The Rev. Jeremiah Wright said an attack on him was an attack on the black church. On a very basic level of that premise, I agree with him. The black church-just like black people-does not represent a monolithic experience. On Sunday, black folks hear a variety of sermons in a variety of ministry styles. We have prosperity ministries, Baptist ministries, sanctified ministries and just like the style of Rev. Wright, we have activist ministries. We have a variety of ministries to choose from to meet our spiritual needs.
In addition to spiritual needs, our community is also in dire need of role models. So when Sen. Barack Obama becomes president (I’m claiming it already), I hope his two young daughters Malia (9) and Sasha (6) will become role models for all young girls all over the country-and especially for young black girls.
I had been watching the news reports of Sen. Obama campaigning in Indiana with his family this past weekend. What I noted most is the manner in which his daughters acted and dressed. They aren’t the sassy, smart-mouthed image of black girls, portrayed far too often on TV sit-com shows featuring black families. Instead, in both stature and behavior, they are two little black girls who have been permitted to be young children by parents who are not putting them in outfits with “JUICY” written across their butts.

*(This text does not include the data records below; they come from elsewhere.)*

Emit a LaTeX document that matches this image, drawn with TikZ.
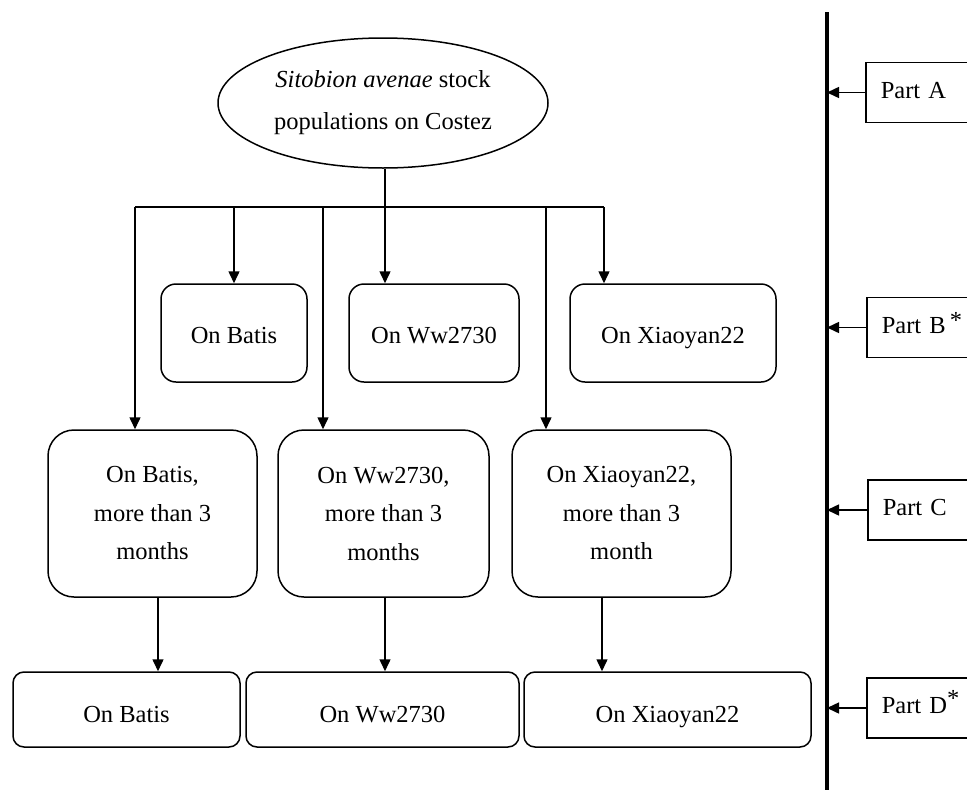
\documentclass[tikz,border=0pt]{standalone}
\usepackage{fontspec}
\setmainfont{Liberation Serif}
\usetikzlibrary{arrows.meta,shapes.geometric}
\begin{document}
\begin{tikzpicture}[x=1pt,y=-1pt,
  lw/.style={line width=1.5pt},
  arr/.style={lw,-{Triangle[length=12pt,width=11pt]}},
  txt/.style={font=\fontsize{24.5}{38.5}\selectfont,align=center,inner sep=0pt},
  oneline/.style={text height=16pt,text depth=5pt},
  boxa/.style={txt,text height=20pt,text depth=0pt,draw,lw,rounded corners=15pt,minimum height=98pt},
  boxb/.style={txt,draw,lw,rounded corners=26pt,minimum height=167pt},
  boxc/.style={txt,text height=25pt,text depth=0pt,draw,lw,rounded corners=11pt,minimum height=75pt},
  partbox/.style={draw,lw,anchor=west,font=\fontsize{24.5}{30}\selectfont,oneline,
    text width=130pt,align=left,inner xsep=15pt,inner ysep=0pt,minimum height=60pt}
]
\clip (0,0) rectangle (967,790);
\fill[white] (0,0) rectangle (967,790);

% top ellipse
\node[ellipse,draw,lw,minimum width=330pt,minimum height=130pt,inner sep=0pt,
  font=\fontsize{24.5}{42}\selectfont,align=center] (e) at (383,103)
  {\textit{Sitobion avenae} stock\\populations on Costez};

% row 2
\node[boxa,minimum width=146pt] (b1) at (234,333) {On Batis};
\node[boxa,minimum width=170pt] (b2) at (434,333) {On Ww2730};
\node[boxa,minimum width=206pt] (b3) at (673,333) {On Xiaoyan22};

% row 3
\node[boxb,minimum width=209pt] (c1) at (152.5,513.5) {On Batis,\\more than 3\\months};
\node[boxb,minimum width=211pt] (c2) at (383.5,513.5) {On Ww2730,\\more than 3\\months};
\node[boxb,minimum width=219pt] (c3) at (621.5,513.5) {On Xiaoyan22,\\more than 3\\month};

% bottom row
\node[boxc,minimum width=227pt] (d1) at (126.5,709.5) {On Batis};
\node[boxc,minimum width=273pt] (d2) at (382.5,709.5) {On Ww2730};
\node[boxc,minimum width=287pt] (d3) at (667.5,709.5) {On Xiaoyan22};

% branching connectors
\coordinate (hL) at (135,207);
\coordinate (hR) at (604,207);
\coordinate (s) at (385,207);
\coordinate (h2) at (234,207);
\coordinate (h3) at (323,207);
\coordinate (h5) at (546,207);
\draw[lw] (e.south -| s) -- (s);
\draw[lw] (hL) -- (hR);
\draw[arr] (hL) -- (hL |- c1.north);
\draw[arr] (h2) -- (h2 |- b1.north);
\draw[arr] (h3) -- (h3 |- c2.north);
\draw[arr] (s) -- (s |- b2.north);
\draw[arr] (h5) -- (h5 |- c3.north);
\draw[arr] (hR) -- (hR |- b3.north);

\coordinate (v1) at (158,597);
\coordinate (v2) at (385,597);
\coordinate (v3) at (602,597);
\draw[arr] (v1) -- (v1 |- d1.north);
\draw[arr] (v2) -- (v2 |- d2.north);
\draw[arr] (v3) -- (v3 |- d3.north);

% right side
\coordinate (vtop) at (827,12);
\coordinate (vbot) at (827,800);
\draw[line width=3.2pt] (vtop) -- (vbot);

\node[partbox] (pA) at (865,92.5) {Part A};
\node[partbox] (pB) at (866,327.5) {Part B\,\raisebox{5pt}{*}};
\node[partbox] (pC) at (867,510) {Part C};
\node[partbox] (pD) at (866,708) {Part D\raisebox{7pt}{*}};

\draw[arr] (pA.west) -- (pA.west -| vtop);
\draw[arr] (pB.west) -- (pB.west -| vtop);
\draw[arr] (pC.west) -- (pC.west -| vtop);
\draw[arr] (pD.west) -- (pD.west -| vtop);
\end{tikzpicture}
\end{document}
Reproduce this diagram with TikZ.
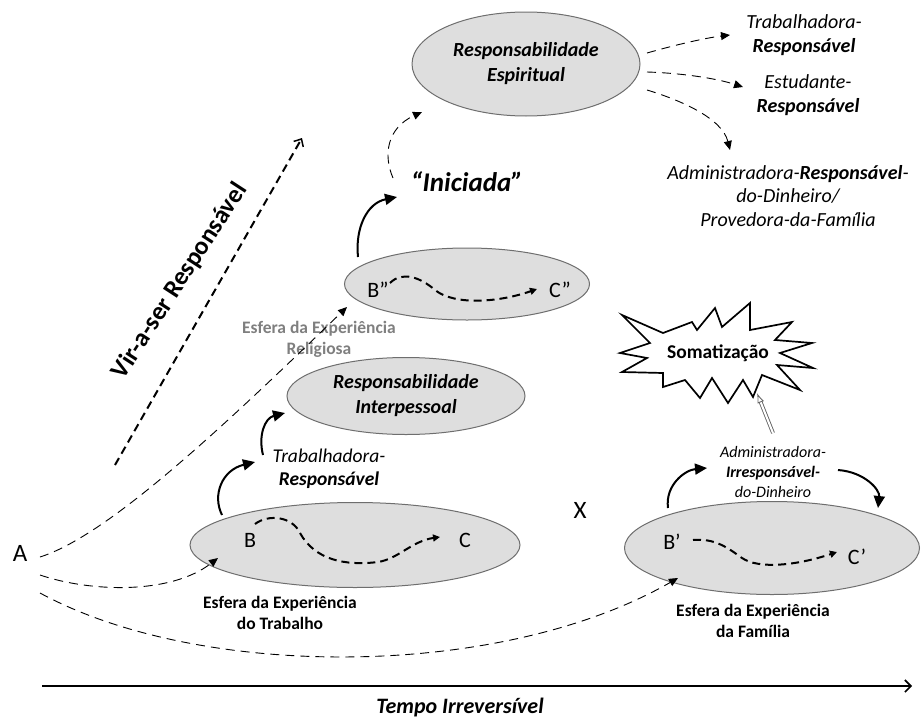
\documentclass[tikz,border=0pt]{standalone}
\usepackage{fontspec}
\setmainfont{Carlito}
\usetikzlibrary{arrows.meta,shapes.geometric}
\definecolor{ellfill}{HTML}{DEDEDE}
\definecolor{ellline}{HTML}{6E6E6E}
\definecolor{relgray}{HTML}{7F7F7F}
\begin{document}
\begin{tikzpicture}[x=1pt,y=-1pt,
  ell/.style={ellipse, draw=ellline, fill=ellfill, line width=1pt, inner sep=0pt, align=center,
    font=\fontsize{20}{25}\selectfont\bfseries\itshape},
  rtxt/.style={align=center, inner sep=1pt, font=\fontsize{20}{23.5}\selectfont\itshape},
  letter/.style={inner sep=1pt, font=\fontsize{22}{24}\selectfont},
  bigletter/.style={inner sep=1pt, font=\fontsize{25}{27}\selectfont},
  sphere/.style={align=center, inner sep=1pt, font=\fontsize{17.5}{21}\selectfont\bfseries},
  thindash/.style={line width=0.9pt, dash pattern=on 9pt off 6pt, -{Triangle[length=9pt,width=8pt]}},
  wave/.style={line width=2pt, dash pattern=on 8pt off 5pt, -{Triangle[length=7pt,width=7pt]}},
  solidarr/.style={line width=2pt, -{Triangle[length=12pt,width=11pt]}},
]
\useasboundingbox (0,0) rectangle (921,720);

% ---------- ellipses ----------
\node[ell, minimum width=228pt, minimum height=104pt] (spirit) at (526,64) {Responsabilidade\\Espiritual};
\node[ell, minimum width=245pt, minimum height=72pt] (bpp) at (467,284) {};
\node[ell, minimum width=238pt, minimum height=77pt] (inter) at (406,396) {Responsabilidade\\Interpessoal};
\node[ell, minimum width=330pt, minimum height=85pt] (work) at (355,545) {};
\node[ell, minimum width=295pt, minimum height=93pt] (fam) at (772,548) {};

% ---------- right texts ----------
\node[rtxt] (tr1) at (804,35) {Trabalhadora-\\\textbf{Responsável}};
\node[rtxt] (est) at (808,95) {Estudante-\\\textbf{Responsável}};
\node[rtxt] (adm) at (788,196) {Administradora-\textbf{Responsável}-\\do-Dinheiro/\\Provedora-da-Família};

\node[inner sep=1pt, font=\fontsize{27}{29}\selectfont\bfseries\itshape] (ini) at (467,182) {“Iniciada”};

% ---------- letters ----------
\node[bigletter] (A) at (20,553) {A};
\node[bigletter] (X) at (580,510) {X};
\node[letter] (Bpp) at (378,290) {B”};
\node[letter] (Cpp) at (560,290) {C”};
\node[letter] (B) at (250,540) {B};
\node[letter] (C) at (465,540) {C};
\node[letter] (Bp) at (672,542) {B’};
\node[letter] (Cp) at (857,557) {C’};

% ---------- labels ----------
\node[sphere, text=relgray] (rel) at (319,339) {Esfera da Experiência\\Religiosa};
\node[sphere] (wlab) at (280,613) {Esfera da Experiência\\do Trabalho};
\node[sphere] (flab) at (753,621) {Esfera da Experiência\\da Família};
\node[align=center, inner sep=1pt, font=\fontsize{19.5}{23}\selectfont\itshape] (trb) at (329,469) {Trabalhadora-\\\textbf{Responsável}};
\node[align=center, inner sep=1pt, font=\fontsize{16}{20}\selectfont\itshape] (adm2) at (773,472) {Administradora-\\\textbf{Irresponsável-}\\do-Dinheiro};
\node[rotate=57, inner sep=1pt, font=\fontsize{25.5}{27}\selectfont\bfseries] (vir) at (180,281) {Vir-a-ser Responsável};
\node[inner sep=1pt, font=\fontsize{22}{24}\selectfont\bfseries\itshape] (tempo) at (460,708) {Tempo Irreversível};

% ---------- starburst ----------
\draw[line width=1.7pt, fill=white, line join=miter]
  (622,315) -- (663,333) -- (692,322) -- (697,330) -- (715,308) -- (722,327) -- (750,303) --
  (750,330) -- (792,322) -- (775,340) -- (812,343) -- (780,353) -- (813,368) -- (777,365) --
  (800,390) -- (762,375) -- (753,397) -- (743,380) -- (728,403) -- (712,378) -- (700,398) --
  (685,380) -- (663,387) -- (663,373) -- (622,372) -- (647,358) -- (620,353) -- (650,343) -- cycle;
\node[inner sep=1pt, font=\fontsize{19.5}{22}\selectfont\bfseries] (soma) at (718,353) {Somatização};

% ---------- connectors from spiritual ----------
\draw[thindash] ([shift={(121,-11)}]spirit.center) .. controls (675,45) and (705,38) .. ([shift={(-74,0)}]tr1.center);
\draw[thindash] ([shift={(121,8)}]spirit.center) .. controls (680,73) and (715,78) .. ([shift={(-65,-8)}]est.center);
\draw[thindash] ([shift={(121,26)}]spirit.center) .. controls (680,100) and (722,118) .. ([shift={(-58,-46)}]adm.center);
\draw[thindash] ([shift={(-74,-4)}]ini.center) .. controls (383,155) and (387,128) .. ([shift={(-104,48)}]spirit.center);
\draw[solidarr] ([shift={(-109,-27)}]bpp.center) .. controls (355,228) and (367,203) .. ([shift={(-70,15)}]ini.center);

% ---------- waves ----------
\draw[wave] ([shift={(-77,-1)}]bpp.center) .. controls (402,271) and (420,277) .. (435,290) .. controls (455,306) and (500,302) .. ([shift={(70,5)}]bpp.center);
\draw[wave] ([shift={(-100,-21)}]work.center) .. controls (268,514) and (292,516) .. (300,533) .. controls (315,560) and (345,566) .. (378,562) .. controls (398,559) and (412,541) .. ([shift={(85,-8)}]work.center);
\draw[wave] ([shift={(-79,-8)}]fam.center) .. controls (715,538) and (728,548) .. (742,558) .. controls (758,569) and (795,566) .. ([shift={(65,4)}]fam.center);

% ---------- from A ----------
\draw[thindash] ([shift={(20,4)}]A.center) .. controls (110,535) and (230,420) .. ([shift={(-120,23)}]bpp.center);
\draw[thindash] ([shift={(20,22)}]A.center) .. controls (90,592) and (170,595) .. ([shift={(-137,13)}]work.center);
\draw[thindash] ([shift={(20,40)}]A.center) .. controls (200,680) and (500,680) .. ([shift={(-94,30)}]fam.center);

% ---------- solid arrows ----------
\draw[solidarr] ([shift={(-133,-30)}]work.center) .. controls (212,495) and (222,470) .. ([shift={(-74,-7)}]trb.center);
\draw[solidarr] ([shift={(-66,-14)}]trb.center) .. controls (258,435) and (265,418) .. ([shift={(-121,17)}]inter.center);
\draw[solidarr] ([shift={(-104,-40)}]fam.center) .. controls (665,485) and (685,470) .. ([shift={(-66,-4)}]adm2.center);
\draw[solidarr] ([shift={(65,-2)}]adm2.center) .. controls (865,472) and (880,490) .. ([shift={(106,-40)}]fam.center);

% ---------- double arrow to somatizacao ----------
\draw[black!60, line width=0.9pt, double=white, double distance=2pt, -{Latex[open, length=10pt, width=7pt]}]
  ([shift={(0,-39)}]adm2.center) -- ([shift={(39,40)}]soma.center);

% ---------- vir-a-ser ----------
\coordinate (v0) at (115,465);
\coordinate (v1) at (302,138);
\draw[line width=2pt, dash pattern=on 8pt off 5pt, -{Straight Barb[length=6pt,width=11pt,line width=1.5pt]}] (v0) -- (v1);

% ---------- time axis ----------
\coordinate (t0) at (42,686);
\coordinate (t1) at (912,686);
\draw[line width=2pt, -{Straight Barb[length=6pt,width=12pt,line width=1.6pt]}] (t0) -- (t1);
\end{tikzpicture}
\end{document}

What caused me to see the need for the Obama girls to be the future role models for our young black girls in particular? Well, it was a news report over the same weekend that told of five young women from the West Side who, even though gas is almost $4 a gallon, drove through Austin, then Oak Park, then River Forest and finally into Maywood to rob a store. The owner of the store was suspicious when two of the girls walked in, so she used an electronic lock to lock them in the store.
According to published reports, those two girls then called their friends who used a bat and a golf club to bust out the door, and they all drove off in the getaway car. They then subsequently crashed the car and, true-to-form, abandoned the vehicle and left behind the 7-month-old baby of one of the robbers-to-be (motherhood sure ain’t what it used to be!).
Arrested were Lakenyal Lee, 26, of 1101 N. Springfield Ave.; Devonique Thompson, 20, of 4127 W. Jackson Blvd.; Tyshyra Hines, 17, of 1030 N. Avers Ave.; Tamara Carter, 19, of 3829 W. Wilcox St.; and Britney Davis, 21, of 707 S. Campbell. Now those five individuals, who range in age from just-being-allowed-to-ignore-curfew to one-who-surely-by-now-should-know-better, are becoming the joke of the Internet message boards and blogs.
Those websites not only give people who read the news report a chance to comment on the content of the story, people can also comment on anything they want. The most fun has been about the first names of those girls. Now I don’t have a problem with the names. My problem is that if you give your child a unique name, then make sure if that name hits the newspaper, it’s for something positive and not negative.
We do a lot of talking in the black community about the power of the black church. I don’t know those girls, but I would bet my last dime that each and every one of them has family members-or they themselves-attend or have attended a black church, probably right here on the West Side.
Now if those five females had just done something to contribute to society, graduated with honors from college or done anything positive, I am sure the ministers at their family churches would be singing their praises from the pulpit. Something like: “Sister Lee’s granddaughter Lakenyal has just graduated from Spellman. Let the church give her an amen,” or an announcement in the church bulletin “that the church congratulates the Hines family on Tyshyra’s acceptance into the pre-med training program at Howard University.”
But those aren’t the reasons these girls got their names in the paper. So if the black church, which is now under intense scrutiny because of Rev. Wright, doesn’t begin to speak out in harsh tones when its parishioners’ children or grandchildren create havoc in our community, then the black church loses it credibility. Will there be a message from the pulpit that tells the congregation that “Devonique Thompson has brought shame to this church family and the Thompson family in getting arrested for trying to rob a store,” for example? How about an announcement in the church bulletin about the arrest of Tamara Carter or Britney Davis?
Rev. Jeremiah Wright represents one aspect of the black church. When you attack him as a reverend, you are attacking the black church experience. The black church is the last of the strong institutions we have in the black community. When it says and does nothing to stem the tide of violence and mayhem that comes from the households of its members, then it is as much to blame as those who wreak the havoc.
As for those Obama girls, I hope they become the model to which all our young girls aspire. Those five would-be robbers have already proven they needed one!